- Genre: Drama
- Created by: Miikko Oikkonen
- Screenplay by: Miikko Oikkonen
- Directed by: Måns Månsson; Juuso Syrjä;
- Starring: Jussi Nikkilä; Claes Hartelius; Seidi Haarla; Kaspar Velberg; Pertti Sveholm;
- Countries of origin: Finland, Sweden, Belgium, Estonia
- Original languages: Finnish, Swedish, Estonian, English
- No. of series: 1
- No. of episodes: 8

Production
- Executive producers: Matti Halonen; Johannes Lassila;
- Cinematography: J-P Passi
- Editors: George Cragg; Sam Hodge; Kenneth Klaile; Moonika Põdersalu;
- Production companies: Fisher King Productions; Amrion; Kärnfilm; Panache Productions;
- Budget: c. €15 million

Original release
- Network: MTV Katsomo

= Estonia (TV series) =

2023 Finnish television film

Estonia is a Finnish eight-part drama television series. The series tells about the sinking of the MS Estonia ferry in 1994. Based on the actual investigation reports, the story follows the accident investigation in Finland, Sweden and Estonia through several people, in connection with which the viewers also see events on the car ferry, the sinking and its rescue efforts.
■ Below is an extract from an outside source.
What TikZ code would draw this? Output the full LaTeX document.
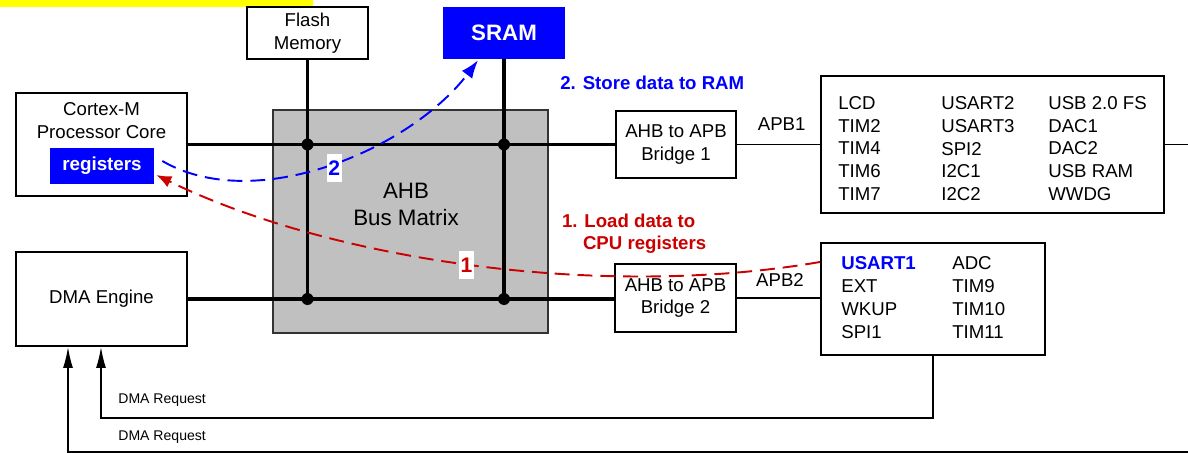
\documentclass[tikz,border=0pt]{standalone}
\usepackage{fontspec}
\setmainfont{Liberation Sans}
\usetikzlibrary{arrows.meta,calc}
\definecolor{myred}{RGB}{204,0,0}
\definecolor{myblue}{RGB}{0,0,255}
\definecolor{mgray}{RGB}{192,192,192}
\definecolor{myyellow}{RGB}{255,255,0}
\begin{document}
\begin{tikzpicture}[x=0.02cm,y=-0.02cm,
  box/.style={draw=black, line width=1.15pt, fill=white, inner sep=0pt, align=center, font=\fontsize{10.6}{13}\selectfont},
  bluebox/.style={fill=myblue, inner sep=0pt, text=white, font=\bfseries\fontsize{10.7}{13}\selectfont},
  txt/.style={inner sep=0pt, align=center, font=\fontsize{10.6}{13}\selectfont},
  plist/.style={inner sep=0pt, align=left, anchor=north west, font=\fontsize{10.6}{12.9}\selectfont},
  bus/.style={line width=2pt},
  thinline/.style={line width=0.85pt},
  jdot/.style={circle, fill=black, inner sep=0pt, minimum size=0.24cm},
  flowred/.style={myred, line width=1.1pt, dash pattern=on 8.5pt off 4.5pt, -{Latex[length=0.3cm,width=0.24cm]}},
  flowblue/.style={myblue, line width=1.1pt, dash pattern=on 8.5pt off 4.5pt, -{Latex[length=0.36cm,width=0.26cm]}},
  steplabel/.style={fill=white, inner xsep=1pt, inner ysep=0pt, minimum height=0.56cm, font=\bfseries\fontsize{12}{14}\selectfont},
  reqarrow/.style={thinline, -{Latex[length=0.42cm,width=0.2cm]}},
  smalltxt/.style={inner sep=0pt, anchor=west, font=\fontsize{8}{10}\selectfont}
]
\useasboundingbox (0,0) rectangle (1188,453);
\clip (0,0) rectangle (1188,453);

% top yellow strip
\fill[myyellow] (0,0) rectangle (313,7);

% bus matrix
\node[draw=black!80, line width=0.9pt, fill=mgray, minimum width=5.5cm, minimum height=4.46cm, inner sep=0pt] (matrix) at (410.5,221.5) {};
\node[txt, font=\fontsize{12.7}{15.3}\selectfont] (ahbtext) at (406,204) {AHB\\Bus Matrix};

% boxes
\node[box, minimum width=2.42cm, minimum height=1.04cm] (flash) at (307.5,33) {Flash\\Memory};
\node[bluebox, minimum width=2.44cm, minimum height=1.04cm, font=\bfseries\fontsize{12.7}{15}\selectfont] (sram) at (504,33) {SRAM};
\node[box, minimum width=3.42cm, minimum height=2.06cm] (cortex) at (101.5,144.5) {};
\node[txt] (cortextext) at (101.5,121) {Cortex-M\\Processor Core};
\node[bluebox, minimum width=2.08cm, minimum height=0.72cm] (regs) at (102,166) {registers};
\node[box, minimum width=3.42cm, minimum height=1.88cm] (dma) at (101.5,299) {DMA Engine};
\node[box, minimum width=2.4cm, minimum height=1.34cm] (br1) at (676,144.5) {AHB to APB\\Bridge 1};
\node[box, minimum width=2.42cm, minimum height=1.36cm] (br2) at (675.5,298) {AHB to APB\\Bridge 2};
\node[box, minimum width=6.86cm, minimum height=2.74cm] (p1) at (992.5,144.5) {};
\node[box, minimum width=4.48cm, minimum height=2.24cm] (p2) at (933,299) {};

% peripheral lists
\node[plist] (p1a) at (838,96) {LCD\\TIM2\\TIM4\\TIM6\\TIM7};
\node[plist] (p1b) at (941,96.5) {USART2\\USART3\\SPI2\\I2C1\\I2C2};
\node[plist] (p1c) at (1048,96) {USB 2.0 FS\\DAC1\\DAC2\\USB RAM\\WWDG};
\node[plist, font=\fontsize{10.6}{13.1}\selectfont] (p2a) at (841,256.5) {\textcolor{myblue}{\textbf{USART1}}\\EXT\\WKUP\\SPI1};
\node[plist, font=\fontsize{10.6}{13.1}\selectfont] (p2b) at (952,256.5) {ADC\\TIM9\\TIM10\\TIM11};

% junctions
\coordinate (j1) at (flash.south |- cortex.east);
\coordinate (j2) at (sram.south |- cortex.east);
\coordinate (j3) at (flash.south |- dma.east);
\coordinate (j4) at (sram.south |- dma.east);

% buses
\draw[bus] (cortex.east) -- (br1.west);
\draw[bus] (dma.east) -- (dma.east -| br2.west);
\draw[bus] (flash.south) -- (j1) -- (j3);
\draw[bus] (sram.south) -- (j2) -- (j4);
\foreach \j in {j1,j2,j3,j4} \node[jdot] at (\j) {};

% APB links
\draw[thinline] (br1.east) -- (p1.west);
\draw[thinline] (br2.east) -- (br2.east -| p2.west);
\node[txt] (apb1) at (781.7,124.3) {APB1};
\node[txt] (apb2) at (780,280) {APB2};

% DMA requests
\coordinate (rq1) at (1200,144.5);
\coordinate (rq2) at (1200,452);
\coordinate (rq3) at (68,452);
\draw[reqarrow] (p1.east) -- (rq1) -- (rq2) -- (rq3) -- (rq3 |- dma.south);
\coordinate (rq4) at (p2.south |- 0,418);
\coordinate (rq5) at (101,418);
\draw[reqarrow] (p2.south) -- (rq4) -- (rq5) -- (rq5 |- dma.south);
\node[smalltxt] (req1) at (118,400) {DMA Request};
\node[smalltxt] (req2) at (118,437) {DMA Request};

% data flows
\coordinate (rstart) at ($(p2.north west)+(0,20)$);
\coordinate (rend) at ($(regs.east)+(2,9)$);
\draw[flowred] (rstart) .. controls (600,300) and (330,260) .. (rend);
\coordinate (bstart) at ($(regs.east)+(8,-5)$);
\coordinate (bend) at ($(sram.south)+(-26,1)$);
\draw[flowblue] (bstart) .. controls (255,215) and (410,150) .. (bend);
\node[steplabel, text=myred] (lab1) at (466.5,265) {1};
\node[steplabel, text=myblue] (lab2) at (334.3,168) {2};

\node[inner sep=0pt, anchor=west, text=myblue, font=\bfseries\fontsize{10.6}{13}\selectfont] (store) at (560,82.7) {2. Store data to RAM};
\node[inner sep=0pt, anchor=north west, align=left, text=myred, font=\bfseries\fontsize{10.6}{12.3}\selectfont] (load) at (561.7,214) {1. Load data to\\\hspace*{0.42cm}CPU registers};
\end{tikzpicture}
\end{document}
The series is created by Miikko Oikkonen and directed by Måns Månsson and Juuso Syrjä. The series was released on the C More streaming service on 12 October 2023. The series has also been selected for the primetime program of the 2023 Toronto International Film Festival.

== Production ==
According to MTV Oy's announcement, Estonia is so far the most expensive drama series produced in Finland. The budget of the series is around €15 million. It has been financed by C More, MTV Oy and the Swedish television channel TV4. The Finnish Film Foundation has granted the project development support in the years 2020–2022 totaling €225,000. The actors of the series are from Finland, Sweden, Estonia and Germany.

Filming of the series began in June 2022 and ended in October of the same year. Filming takes place in Finland, Sweden, Estonia and Turkey. The sea scenes are shot at studios in Belgium that focus on water scenes. The special effects are made, for example, in the United Kingdom and Canada.